5. PC-based USB oscilloscopes (₹3,000–₹8,000): Connect to your PC and use software for display. Models like Hantek 6022BE (2-channel, 20MHz) are very affordable. Limited by PC latency for real-time work but offer deep memory and advanced software features.
DSO vs Analogue Oscilloscope
All affordable modern oscilloscopes are digital storage oscilloscopes (DSO). They sample the signal digitally, store it in memory, and display it. Analogue oscilloscopes use CRT displays and continuous electron beam deflection — no digital sampling. For hobbyists:
- DSO advantages: Freezes waveforms for analysis, stores captures for later review, has measurement overlays (frequency, amplitude, rise time), supports triggering on complex conditions, USB connectivity for screenshots and data export.
- Analogue advantages: Infinite time resolution (no aliasing), real-time display of random glitches, intuitive controls. But: bulky, heavy, no storage, no automatic measurements.
For a hobbyist in India in 2026, a DSO is the only practical choice. Analogue scopes are now primarily of historical interest.
PC-Based and App-Based Options
If you have a PC or Android phone, several software options can turn your hardware into a basic oscilloscope:
- Soundcard oscilloscope: Uses your PC sound card input. Limited to audio frequencies (20Hz–20kHz), AC-coupled, ±1V input range. Only useful for audio signal work. Completely free.
- Android USB oscilloscope apps: Pair with USB DSO hardware. Provides full oscilloscope functions on a tablet or phone screen.

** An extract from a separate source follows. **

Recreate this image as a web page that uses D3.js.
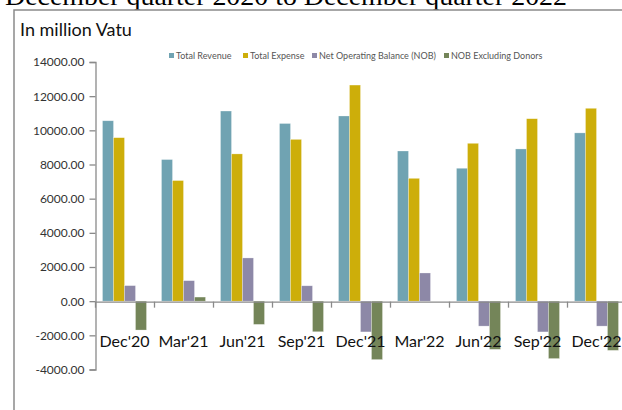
<!DOCTYPE html>
<head>
  <meta charset="utf-8">
  <script src="https://cdnjs.cloudflare.com/ajax/libs/d3/7.8.5/d3.min.js"></script>
  <style>body { margin: 0; background: #fff } svg { display: block }</style>
</head>

<body>
  <div id="chart"></div>

  <script>
    const quarters = ["Dec'20", "Mar'21", "Jun'21", "Sep'21", "Dec'21", "Mar'22", "Jun'22", "Sep'22", "Dec'22"];
    const seriesNames = ['Total Revenue', 'Total Expense', 'Net Operating Balance (NOB)', 'NOB Excluding Donors'];
    const revenue = [10560, 8290, 11130, 10400, 10840, 8790, 7780, 8910, 9850];
    const expense = [9570, 7060, 8620, 9470, 12650, 7190, 9240, 10680, 11290];
    const nob = [910, 1200, 2530, 900, -1800, 1650, -1460, -1800, -1460];
    const nobExDonors = [-1690, 240, -1360, -1790, -3420, 0, -2820, -3360, -2880];
    const yTicks = [-4000, -2000, 0, 2000, 4000, 6000, 8000, 10000, 12000, 14000];
    const colors = ['#70a3b2', '#cdae0a', '#8d88a7', '#748559'];

    const width = 622;
    const height = 410;
    const FONT = 'Lato, "Open Sans", sans-serif';

    const svg = d3.select('#chart').append('svg')
      .attr('width', width)
      .attr('height', height);

    // heading of the page above, cut off by the crop as in the source
    svg.append('text')
      .attr('x', 5).attr('y', 5)
      .attr('font-family', '"Liberation Serif", "Times New Roman", serif')
      .attr('font-size', 25)
      .attr('textLength', 562).attr('lengthAdjust', 'spacingAndGlyphs')
      .attr('fill', '#000')
      .text('December quarter  2020 to December quarter  2022');

    // chart frame
    svg.append('path')
      .attr('d', 'M14,' + height + 'V10H' + width)
      .attr('fill', 'none')
      .attr('stroke', '#8a8a8a')
      .attr('stroke-width', 1.5);

    svg.append('text')
      .attr('x', 20).attr('y', 36)
      .attr('font-family', FONT)
      .attr('font-size', 18)
      .attr('fill', '#111')
      .text('In million Vatu');

    const rows = quarters.map((q, i) => ({
      q, vals: [revenue[i], expense[i], nob[i], nobExDonors[i]]
    }));

    const x0 = d3.scaleBand().domain(quarters).range([95, 95 + 59 * quarters.length]);
    const x1 = d3.scaleBand().domain(d3.range(4)).range([7.5, 51.5]);
    const y = d3.scaleLinear().domain([-4000, 14000]).range([369.5, 62]);

    const fmt = d => d3.format('.2f')(d).replace('\u2212', '-');

    // y axis
    const yAxis = svg.append('g')
      .attr('transform', 'translate(95.5,0)')
      .call(d3.axisLeft(y).tickValues(yTicks).tickFormat(fmt).tickSize(6).tickPadding(5));
    yAxis.select('.domain').attr('stroke', '#8a8a8a').attr('stroke-width', 1.3);
    yAxis.selectAll('.tick line').attr('stroke', '#8a8a8a').attr('stroke-width', 1.3);
    yAxis.selectAll('.tick text')
      .attr('font-family', FONT).attr('font-size', 12).attr('fill', '#333');

    // bars
    svg.append('g').selectAll('g')
      .data(rows)
      .join('g')
      .attr('transform', d => 'translate(' + x0(d.q) + ',0)')
      .selectAll('rect')
      .data(d => d.vals.map((v, k) => ({ v, k })))
      .join('rect')
      .attr('x', d => x1(d.k))
      .attr('width', x1.bandwidth())
      .attr('y', d => y(Math.max(0, d.v)))
      .attr('height', d => Math.abs(y(d.v) - y(0)))
      .attr('fill', d => colors[d.k])
      .attr('stroke', 'rgba(255,255,255,0.45)')
      .attr('stroke-width', 0.6);

    // x axis at zero
    const xAxis = svg.append('g')
      .attr('transform', 'translate(0,' + (y(0) + 0.5) + ')')
      .call(d3.axisBottom(x0).tickValues(quarters.slice(1)).tickSize(6).tickFormat(''));
    xAxis.select('.domain').attr('stroke', '#8a8a8a').attr('stroke-width', 1.3);
    xAxis.selectAll('.tick').attr('transform', d => 'translate(' + (x0(d) + 0.5) + ',0)');
    xAxis.selectAll('.tick line').attr('stroke', '#8a8a8a').attr('stroke-width', 1.3);

    // category labels sit on top of the bars
    svg.append('g').selectAll('text')
      .data(quarters)
      .join('text')
      .attr('x', d => x0(d) + x0.bandwidth() / 2)
      .attr('y', 347)
      .attr('text-anchor', 'middle')
      .attr('font-family', FONT)
      .attr('font-size', 16)
      .attr('fill', '#111')
      .text(d => d);

    // legend
    const legendX = [169, 243, 312, 444];
    const legend = svg.append('g').selectAll('g')
      .data(seriesNames)
      .join('g')
      .attr('transform', (d, i) => 'translate(' + legendX[i] + ',56)');
    legend.append('rect')
      .attr('x', 0).attr('y', -3)
      .attr('width', 5).attr('height', 5)
      .attr('fill', (d, i) => colors[i]);
    legend.append('text')
      .attr('x', 7).attr('y', 3)
      .attr('font-family', FONT)
      .attr('font-size', 9)
      .attr('fill', '#555')
      .text(d => d);
  </script>
</body>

- Arduino as oscilloscope: Simple serial plotter in Arduino IDE acts as a basic plotter for low-frequency signals. Maximum update rate ~100–500 samples/second — adequate for temperature sensors and slow analogue signals only.

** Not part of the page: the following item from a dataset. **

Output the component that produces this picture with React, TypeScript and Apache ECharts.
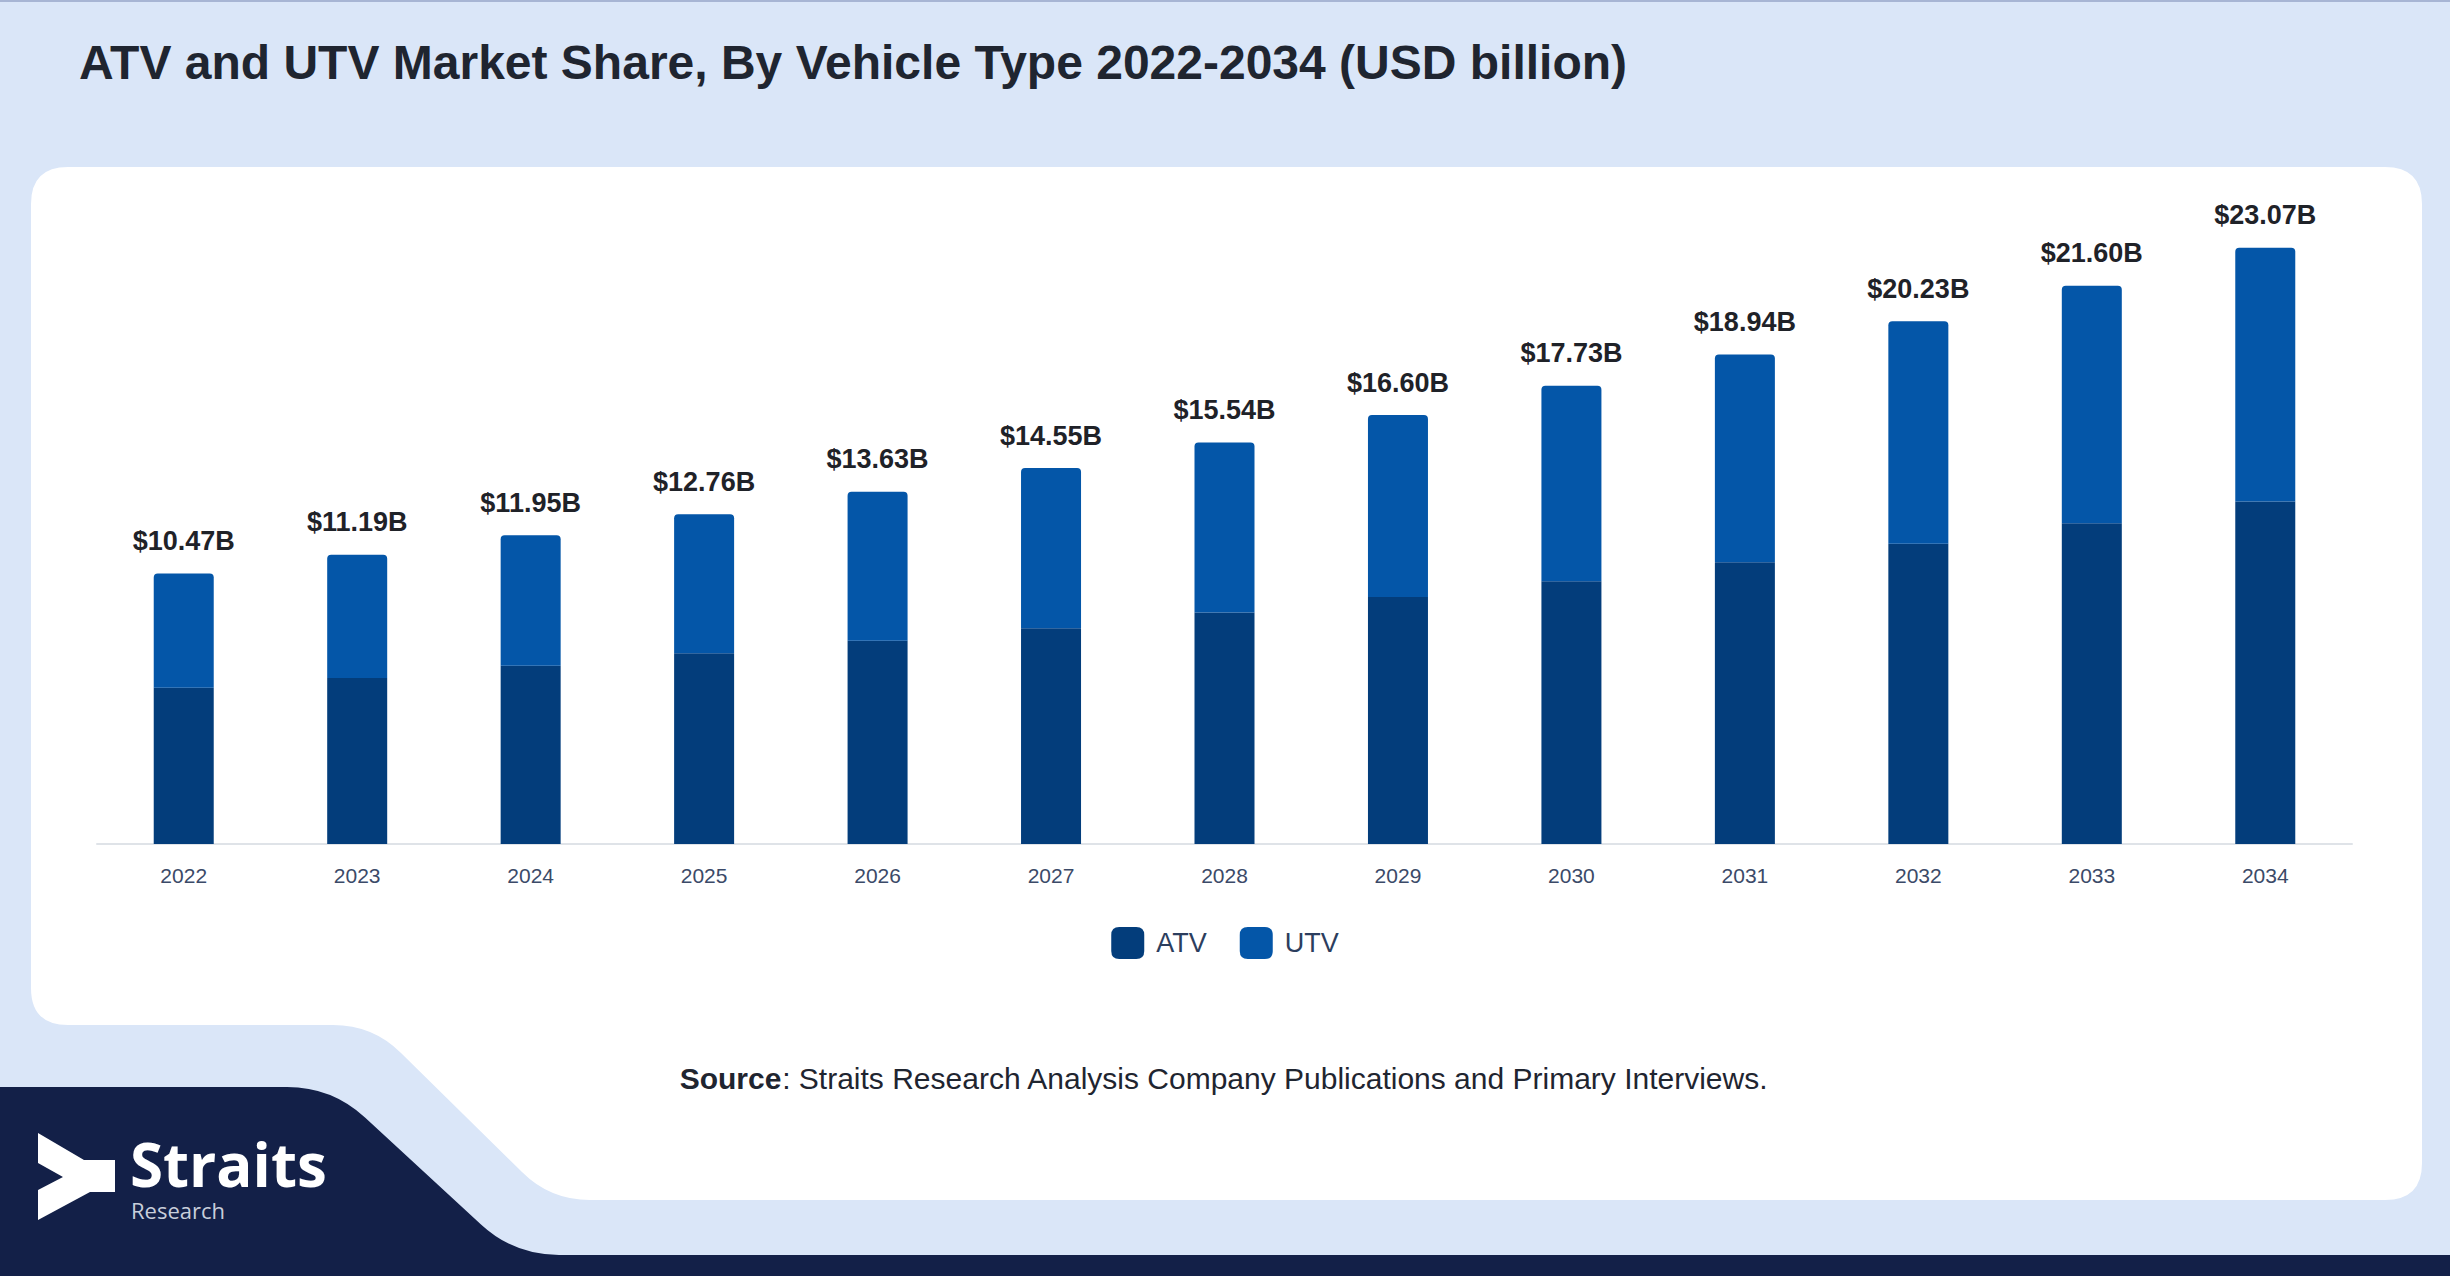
import React, { useEffect, useRef } from "react";
import * as echarts from "echarts";

const years = ["2022", "2023", "2024", "2025", "2026", "2027", "2028", "2029", "2030", "2031", "2032", "2033", "2034"];
const atvValues = [6.05, 6.42, 6.9, 7.38, 7.87, 8.35, 8.96, 9.56, 10.17, 10.9, 11.62, 12.41, 13.25];
const utvValues = [4.42, 4.77, 5.05, 5.38, 5.76, 6.2, 6.58, 7.04, 7.56, 8.04, 8.61, 9.19, 9.82];
const totalLabels = ["$10.47B", "$11.19B", "$11.95B", "$12.76B", "$13.63B", "$14.55B", "$15.54B", "$16.60B", "$17.73B", "$18.94B", "$20.23B", "$21.60B", "$23.07B"];
const seriesNames = ["ATV", "UTV"];
const titleText = "ATV and UTV Market Share, By Vehicle Type 2022-2034 (USD billion)";
const sourceLabel = "Source";
const sourceText = ": Straits Research Analysis Company Publications and Primary Interviews.";
const logoMain = "Straits";
const logoSub = "Research";

const W = 2450;
const H = 1276;
const FONT = "'Liberation Sans', Arial, sans-serif";

const cardPath =
  "M68,167 H2385 Q2422,167 2422,204 V1163 Q2422,1200 2385,1200 H590 Q550,1200 522,1172 L401,1053 Q373,1025 333,1025 H68 Q31,1025 31,988 V204 Q31,167 68,167 Z";
const navyPath =
  "M0,1087 H287 Q332,1087 365,1117.5 L481,1224.5 Q514,1255 559,1255 H2450 V1276 H0 Z";

echarts.graphic.registerShape("srCard", echarts.graphic.extendPath(cardPath, {}));
echarts.graphic.registerShape("srNavy", echarts.graphic.extendPath(navyPath, {}));

export default function App() {
  const ref = useRef<HTMLDivElement>(null);

  useEffect(() => {
    document.body.style.margin = "0";
    document.body.style.overflow = "hidden";
    if (!ref.current) return;
    const chart = echarts.init(ref.current, undefined, { renderer: "svg" });
    const legendIcon =
      "path://M8,0 H25 Q33,0 33,8 V24 Q33,32 25,32 H8 Q0,32 0,24 V8 Q0,0 8,0 Z";
    chart.setOption({
      animation: false,
      backgroundColor: "#dae6f8",
      title: {
        text: titleText,
        left: 74,
        top: 33,
        textStyle: { fontFamily: FONT, fontSize: 48, fontWeight: "bold", color: "#1f2530" },
      },
      graphic: [
        { type: "rect", z: -20, shape: { x: 0, y: 0, width: W, height: 2 }, style: { fill: "#a7b5d4" } },
        { type: "srCard", z: -10, x: 0, y: 0, style: { fill: "#ffffff" } },
        { type: "srNavy", z: -5, x: 0, y: 0, style: { fill: "#132048" } },
        {
          type: "polygon",
          z: 1,
          shape: {
            points: [
              [38, 1133],
              [84, 1160],
              [115, 1160],
              [115, 1192],
              [90, 1192],
              [38, 1220],
              [38, 1190],
              [63, 1177],
              [38, 1163],
            ],
          },
          style: { fill: "#ffffff" },
        },
        {
          type: "text",
          z: 1,
          x: 130,
          y: 1164,
          style: {
            text: logoMain,
            fill: "#ffffff",
            font: "bold 60px 'Open Sans', sans-serif",
            lineHeight: 44,
            verticalAlign: "middle",
          },
        },
        {
          type: "text",
          z: 1,
          x: 131,
          y: 1210,
          style: {
            text: logoSub,
            fill: "#c8cedb",
            font: "22px 'Open Sans', sans-serif",
            lineHeight: 16,
            verticalAlign: "middle",
          },
        },
        {
          type: "text",
          z: 1,
          x: 1224,
          y: 1078,
          style: {
            text: "{b|" + sourceLabel + "}{r|" + sourceText + "}",
            align: "center",
            verticalAlign: "middle",
            rich: {
              b: { fontFamily: FONT, fontSize: 30, fontWeight: "bold", fill: "#1f2530", color: "#1f2530" },
              r: { fontFamily: FONT, fontSize: 30, fill: "#1f2530", color: "#1f2530" },
            },
          },
        },
      ],
      legend: {
        data: seriesNames,
        left: "center",
        top: 922,
        itemWidth: 33,
        itemHeight: 32,
        itemGap: 33,
        icon: legendIcon,
        textStyle: { fontFamily: FONT, fontSize: 27, color: "#2c3e5e", padding: [0, 0, 0, 7] },
      },
      grid: { left: 97, right: 98, top: 198, bottom: 432, containLabel: false },
      xAxis: {
        type: "category",
        data: years,
        axisLine: { show: true, lineStyle: { color: "#dfe3e8", width: 2 } },
        axisTick: { show: false },
        axisLabel: { fontFamily: FONT, fontSize: 21, color: "#3b4a68", margin: 21 },
      },
      yAxis: { type: "value", min: 0, max: 25, show: false, splitLine: { show: false } },
      series: [
        {
          name: seriesNames[0],
          type: "bar",
          stack: "total",
          data: atvValues,
          barWidth: 60,
          itemStyle: { color: "#033d7b" },
        },
        {
          name: seriesNames[1],
          type: "bar",
          stack: "total",
          data: utvValues,
          barWidth: 60,
          itemStyle: { color: "#0456a8", borderRadius: [4, 4, 0, 0] },
          label: {
            show: true,
            position: "top",
            distance: 19,
            formatter: (p: any) => totalLabels[p.dataIndex],
            fontFamily: FONT,
            fontSize: 27,
            fontWeight: "bold",
            color: "#1f2228",
          },
        },
      ],
    });
    return () => {
      chart.dispose();
    };
  }, []);

  return <div ref={ref} style={{ width: W, height: H }} />;
}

Buying Tips and Where to Buy in India
When buying a budget oscilloscope in India:
- Check bandwidth vs sample rate ratio: Some budget scopes advertise high bandwidth but have low sample rates — the waveforms will be inaccurate at higher frequencies. Verify both specifications.

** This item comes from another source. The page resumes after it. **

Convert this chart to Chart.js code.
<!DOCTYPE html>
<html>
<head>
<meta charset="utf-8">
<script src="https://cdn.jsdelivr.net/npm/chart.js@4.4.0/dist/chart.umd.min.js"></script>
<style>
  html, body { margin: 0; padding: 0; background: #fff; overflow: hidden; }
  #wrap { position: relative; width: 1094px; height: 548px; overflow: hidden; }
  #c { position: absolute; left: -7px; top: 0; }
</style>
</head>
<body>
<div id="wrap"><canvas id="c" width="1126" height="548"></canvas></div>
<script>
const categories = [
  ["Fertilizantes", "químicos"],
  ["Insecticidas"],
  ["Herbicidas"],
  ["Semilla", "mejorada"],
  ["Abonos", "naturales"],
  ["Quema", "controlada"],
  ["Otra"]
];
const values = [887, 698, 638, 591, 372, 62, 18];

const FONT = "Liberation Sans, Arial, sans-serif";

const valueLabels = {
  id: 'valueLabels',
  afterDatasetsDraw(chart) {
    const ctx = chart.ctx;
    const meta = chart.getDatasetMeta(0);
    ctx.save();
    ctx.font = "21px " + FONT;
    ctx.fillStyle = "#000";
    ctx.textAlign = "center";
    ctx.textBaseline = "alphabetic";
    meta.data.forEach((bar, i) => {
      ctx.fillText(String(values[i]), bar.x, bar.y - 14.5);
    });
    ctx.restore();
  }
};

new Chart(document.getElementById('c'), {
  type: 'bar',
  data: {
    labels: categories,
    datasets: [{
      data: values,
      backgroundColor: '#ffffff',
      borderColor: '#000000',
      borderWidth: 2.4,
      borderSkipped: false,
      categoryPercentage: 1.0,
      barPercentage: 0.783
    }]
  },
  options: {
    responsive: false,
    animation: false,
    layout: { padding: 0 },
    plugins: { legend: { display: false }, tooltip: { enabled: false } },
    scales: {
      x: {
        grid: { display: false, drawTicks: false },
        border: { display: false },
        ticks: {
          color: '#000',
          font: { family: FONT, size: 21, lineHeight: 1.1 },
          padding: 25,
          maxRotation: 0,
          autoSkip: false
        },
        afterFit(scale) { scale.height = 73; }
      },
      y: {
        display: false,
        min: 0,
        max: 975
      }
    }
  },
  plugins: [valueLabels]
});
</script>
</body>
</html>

- Read Indian hobbyist forums: Robu.in blog, element14 India forums, and Reddit’s r/electronics have reviews and comparisons based on real Indian usage.
- Buy from reputable sources: Amazon India (with FBA), Robu.in, and Mouser India offer genuine products with return policies. Avoid random marketplace sellers for instruments.
- Consider probe quality: The bundled probes on budget scopes are often low quality. A ×10 probe setting compensates for capacitive loading — always use ×10 probes for signals above 1MHz.
Frequently Asked Questions
Is a 20MHz oscilloscope enough for Arduino projects?
Yes — 20MHz is sufficient for most Arduino and ESP32 project debugging. Arduino Uno’s main clock is 16MHz; ESP32 runs at 240MHz but the I/O signals (UART, I2C, SPI) are typically at 1–8MHz. A 20MHz scope handles all of these comfortably. For ESP32 WiFi RF signals (2.4GHz), you need a spectrum analyser, not an oscilloscope.
What is the difference between 1× and 10× probe?
A 1× probe passes the signal directly with no attenuation but adds significant capacitive loading to the circuit. A 10× probe reduces the signal by 10× before the scope input, adding 10× to the scope’s displayed value — but adds much less capacitive loading. Always use 10× for signals above 1MHz.
Can I use an oscilloscope to measure current?
Not directly — oscilloscopes measure voltage. To measure current, use a current probe (measures the magnetic field around a conductor) or measure voltage across a known shunt resistor and calculate current using Ohm’s law: I = V/R.
What is FFT mode on an oscilloscope?
FFT (Fast Fourier Transform) mode converts the time-domain waveform into a frequency-domain spectrum. This shows you which frequency components are present in a signal — extremely useful for debugging noise in audio circuits, power supply interference, and RF emissions.
Should I buy a 2-channel or 4-channel oscilloscope?
Two channels are sufficient for most hobbyist work. Four channels become valuable when debugging SPI (which needs 4 simultaneous channels) or comparing multiple clock domains. For the ₹10,000 budget, focus on 2-channel quality; you can always upgrade later.